However, most migrants told Kurdistan 24 that, eventually, Belarusian authorities allowed them into Minsk and transported them by bus to the international airport there to be flown back to the Kurdistan Region. Some of the migrants have also returned to Baghdad.

Xalaf added that the weather was “very bad,” with “no food, or water,” and that she feared for the safety of her daughter in the extreme winter conditions. “If the road remains this difficult, then we will not try again.”

According to the Kurdistan Regional Government’s (KRG) Media and Information office, “over 460 have registered to return” so far, and that a total of roughly 430 have now returned to the Kurdistan Region and Iraq.

“Some have passport issues, having either lost them or their visas had expired,” read a statement.

“The Iraqi Foreign Ministry and the Department of Foreign Relations of the KRG sent a team from Baghdad’s embassy in Russia to tackle this.”

A 19-year-old Kurdish male from Zakho arrives in Erbil after being stuck for weeks on the Belarus-Poland border, Nov. 18, 2021. (Photo: Wladimir van Wilgenburg/Kurdistan 24)
A 19-year-old Kurdish male from Zakho who gave his name as Harun arrives in Erbil after being stuck for weeks on the Belarus-Poland border, Nov. 18, 2021. (Photo: Wladimir van Wilgenburg/Kurdistan 24)

A 19-year-old male, also from Zakho, who gave his name only as Harun called on “Iraqi and Erbil authorities to also bring back the others still trapped on the border because the situation is very bad.”
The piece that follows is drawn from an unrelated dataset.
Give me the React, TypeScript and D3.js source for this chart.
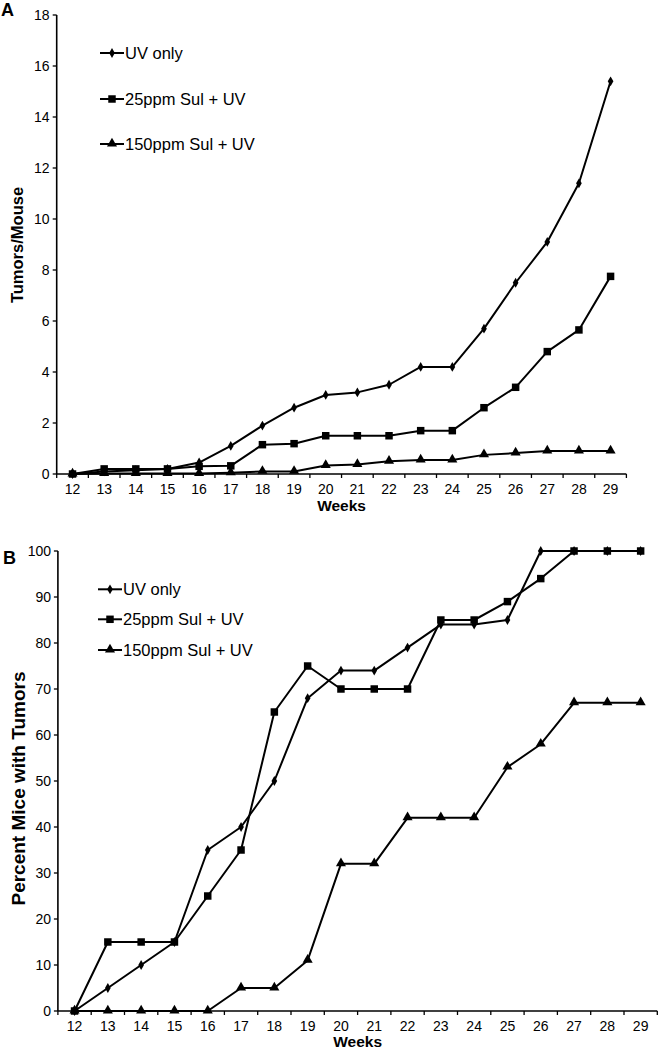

“There are many children and women among them,” he added. “Now there are more than 200 people on the borders of Lithuania,” in a precarious and threatening position.

“I will return to my house and wait for the government to find me a job; no one wants to leave his house and family,” adding, “If I find a good job in Kurdistan I will stay here. I hope the government will find a solution for all those youths as the situation was very bad (at the border).”

A Ministry of Health Team at the Erbil International Airport gave the returnees free coronavirus tests and also medical aid to those suffering from a variety of conditions that included those caused by exposure to the cold.

“I'm relieved by the safe return of our citizens caught up in the border between Poland and Belarus,” said Kurdistan Region Prime Minister Masrour Barzani. “Their stories will inform our efforts to ensure this doesn’t happen again.”

“We will continue working with the federal govt and partners to bring home all those who wish to return,” he said, referencing the longstanding policy of both the Kurdistan Region and the federal government in Baghdad to refuse forced repatriations of their citizens.